Gemeinschaft is a system of social relations where everybody knows everybody else, decisions are made through informal (as in not written down in law) though traditional and often ritualistic forms. The most important relationships are kinship networks; who your daddy was and what group he belonged to mattered more than what you ever did. Insiders control things; outsiders mean nothing (and the definition of outsiders is strict). Gemeinschafts are often highly inegalitarian, with social structures determined by "organic" notions of economy, family organization and religious grouping. Think small town, pre-industrial, Old South, Appalachian, feudal, high school, etc. These are all different kinds of gemeinschafts - some are more egalitarian (Appalachian) than others (plantation Old South) but they share the same sense of organic "community."

Gesellschaft is a system of social relations characterized more by formalized, bureaucratic, individual-driven processes. Law and money matter more in a gesellschaft than traditional social position or kinship networks.
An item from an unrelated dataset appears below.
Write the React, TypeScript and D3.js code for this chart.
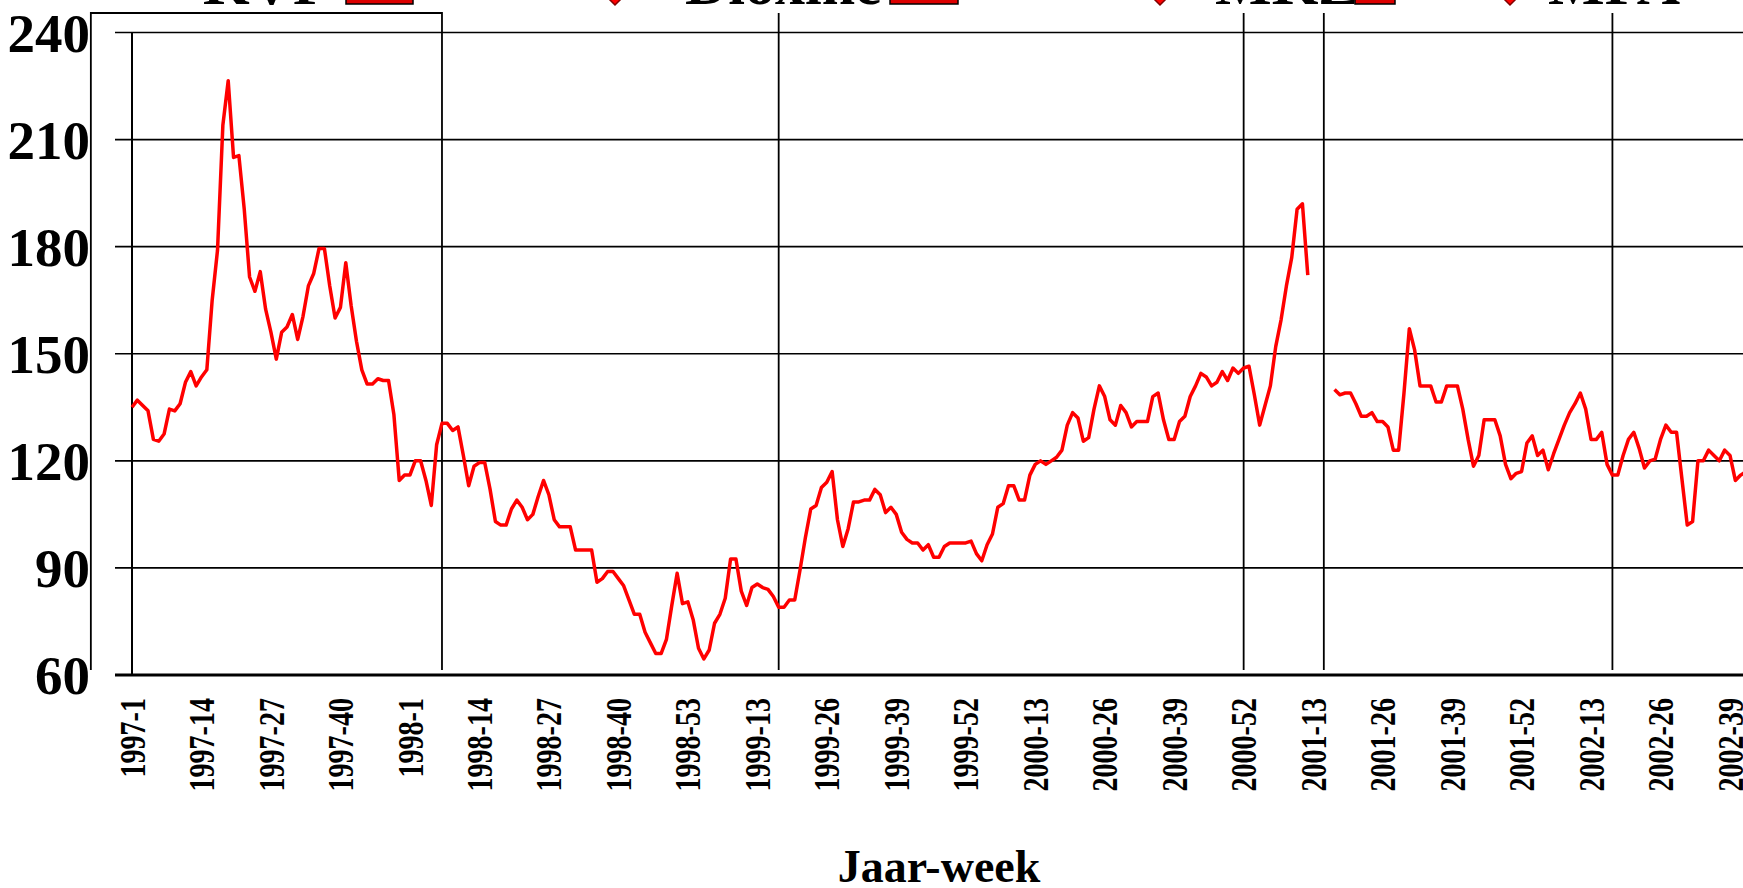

Gesellschafts accept change very easily, but they tend to be more alienating as "nobody knows anybody" outside their small circle of co-workers and friends. Insiders vs. outsiders matters little in a gesellschaft; but there is little sense of local tradition, heritage or pride. It's more possible to achieve success and "move up" in a gesellschaft, but neighborhoods are more likely to be segregated by class, architecture more generic, and people are more likely to be crassly materialistic. Think of a major city, new suburbs, the North, modernity, large university, etc.

These two sociological formulations are not static. And quite often one type morphs into another. After the US Civil War many Southern communities underwent this sort of transformation from plantation-driven gemeinschafts to capitalist-oriented New South cities like Birmingham, Atlanta and Dallas.
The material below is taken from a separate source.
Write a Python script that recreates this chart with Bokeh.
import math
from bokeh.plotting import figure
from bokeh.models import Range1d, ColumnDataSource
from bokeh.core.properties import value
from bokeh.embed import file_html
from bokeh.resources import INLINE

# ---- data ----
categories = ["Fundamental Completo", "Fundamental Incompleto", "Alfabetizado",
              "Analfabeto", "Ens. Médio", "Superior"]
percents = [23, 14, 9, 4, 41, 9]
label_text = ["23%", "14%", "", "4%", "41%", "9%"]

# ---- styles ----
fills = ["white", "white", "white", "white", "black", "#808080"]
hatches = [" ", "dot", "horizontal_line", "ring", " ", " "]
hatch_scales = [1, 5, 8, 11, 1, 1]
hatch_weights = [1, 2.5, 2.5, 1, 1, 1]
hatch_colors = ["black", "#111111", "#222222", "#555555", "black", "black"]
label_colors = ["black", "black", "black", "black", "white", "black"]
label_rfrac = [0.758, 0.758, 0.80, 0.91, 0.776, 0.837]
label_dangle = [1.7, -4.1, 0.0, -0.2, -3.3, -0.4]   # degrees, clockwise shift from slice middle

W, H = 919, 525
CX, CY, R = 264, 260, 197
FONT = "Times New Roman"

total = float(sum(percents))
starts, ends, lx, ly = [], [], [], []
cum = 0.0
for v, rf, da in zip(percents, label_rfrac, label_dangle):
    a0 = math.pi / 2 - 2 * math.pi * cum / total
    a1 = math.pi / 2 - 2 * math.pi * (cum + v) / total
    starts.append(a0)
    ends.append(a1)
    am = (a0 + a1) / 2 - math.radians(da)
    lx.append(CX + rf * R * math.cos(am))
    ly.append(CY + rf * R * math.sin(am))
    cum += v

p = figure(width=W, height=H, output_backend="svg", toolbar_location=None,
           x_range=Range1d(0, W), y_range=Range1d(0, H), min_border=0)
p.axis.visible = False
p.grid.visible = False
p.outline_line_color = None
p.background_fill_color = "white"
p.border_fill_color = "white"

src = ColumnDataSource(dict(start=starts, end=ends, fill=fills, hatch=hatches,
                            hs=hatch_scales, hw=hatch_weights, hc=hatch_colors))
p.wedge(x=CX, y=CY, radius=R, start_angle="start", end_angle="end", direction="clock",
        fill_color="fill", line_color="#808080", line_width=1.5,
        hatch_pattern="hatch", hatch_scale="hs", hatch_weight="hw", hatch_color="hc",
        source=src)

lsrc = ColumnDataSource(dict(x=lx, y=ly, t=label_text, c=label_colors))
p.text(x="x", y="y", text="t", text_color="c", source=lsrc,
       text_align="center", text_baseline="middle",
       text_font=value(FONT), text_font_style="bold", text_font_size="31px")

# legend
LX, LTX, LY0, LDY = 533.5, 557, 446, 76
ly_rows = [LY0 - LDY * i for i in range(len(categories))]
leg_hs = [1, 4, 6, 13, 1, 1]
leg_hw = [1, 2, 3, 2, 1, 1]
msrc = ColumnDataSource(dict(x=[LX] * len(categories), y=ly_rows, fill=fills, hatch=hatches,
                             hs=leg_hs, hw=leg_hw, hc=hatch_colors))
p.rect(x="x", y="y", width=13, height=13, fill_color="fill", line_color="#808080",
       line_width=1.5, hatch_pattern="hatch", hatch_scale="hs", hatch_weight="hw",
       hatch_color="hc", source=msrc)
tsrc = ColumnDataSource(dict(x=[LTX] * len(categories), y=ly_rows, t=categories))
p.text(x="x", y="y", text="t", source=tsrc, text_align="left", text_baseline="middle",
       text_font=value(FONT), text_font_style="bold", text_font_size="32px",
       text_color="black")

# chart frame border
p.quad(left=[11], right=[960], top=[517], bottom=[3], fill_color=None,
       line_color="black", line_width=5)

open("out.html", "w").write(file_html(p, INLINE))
But here's where it gets interesting. To smooth the transition from gemeinschaft to gesellschaft, editorialists in favor of the new order - like Atlanta's editor Henry Grady - threw a major cultural bone to the old order in the form of the Lost Cause. The same newspaper that celebrated industrialism in late 19th century Atlanta (the Constitution) printed Uncle Remus stories celebrating the Old South and offered editorials in favor of the United Daughters of the Confederacy. To smooth the way for the new bourgeois order, capitalists had to pay their respects to the plantation lords of the past.
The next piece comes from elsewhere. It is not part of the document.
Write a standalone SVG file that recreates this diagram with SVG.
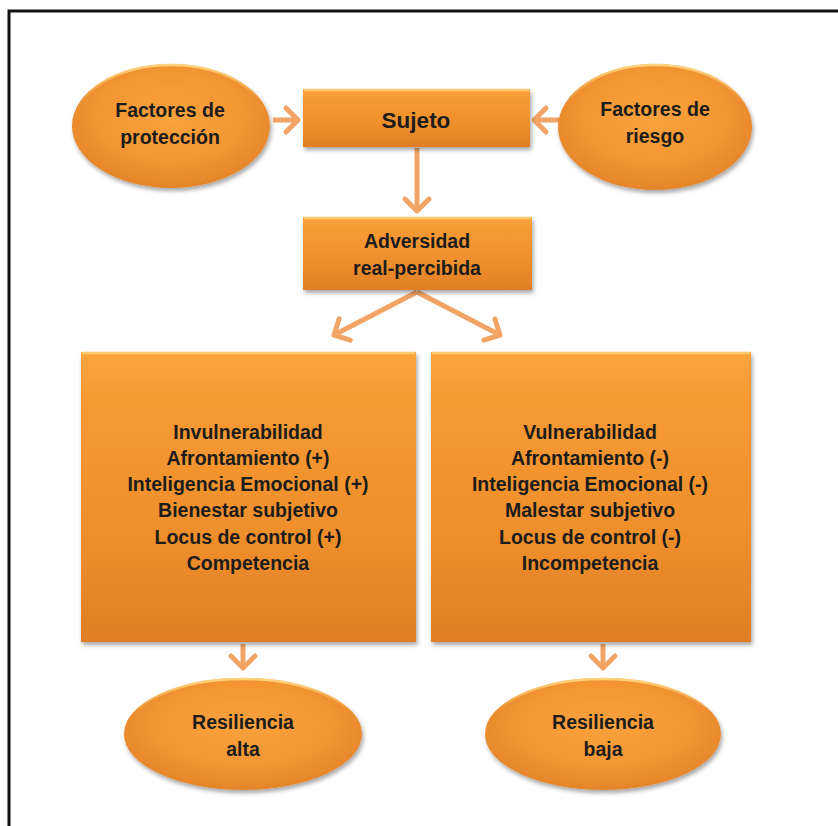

Why do I bring these sociological terms up? Because I think the best way to understand changes in Blount County these days is to think of our community as one changing from Gemeinschaft to Gesellschaft. You can even think of Jerry Cunningham and the County Commissioners as the sort of bridge. They're sold out to the developers who are profiting off the transformation even as they lament the loss of their own traditional authority (think of the complaints about the "new" Daily Times). I see evidence of this painful shift all the time, including: complaints about traffic and "rude" drivers, outsiders not being totally excluded but not sure if they're really accepted either, a pending Director of Schools decision pitting an insider against an outsider, a revitalized downtown received with some ambivalence by old-timers, etc.

Anyway, I wanted to put this out there because I think this website is a progressive response to the tensions over transformation from gemeinschaft to gesellschaft. Some posters here are old-timers who never liked the traditional, Republican power structure, but also don't feel comfortable with the way the county is changing. Others (like myself) are outsiders who want to help the community develop in a progressive direction but are unsure about how hard to push for fear of being labeled an interloper.

I'd love to hear other thoughts on this from BlountViews members. Sometimes it's helpful to step back and look at all the changes from a sociological perspective. At the very least, Cunningham's rants make more sense in this context.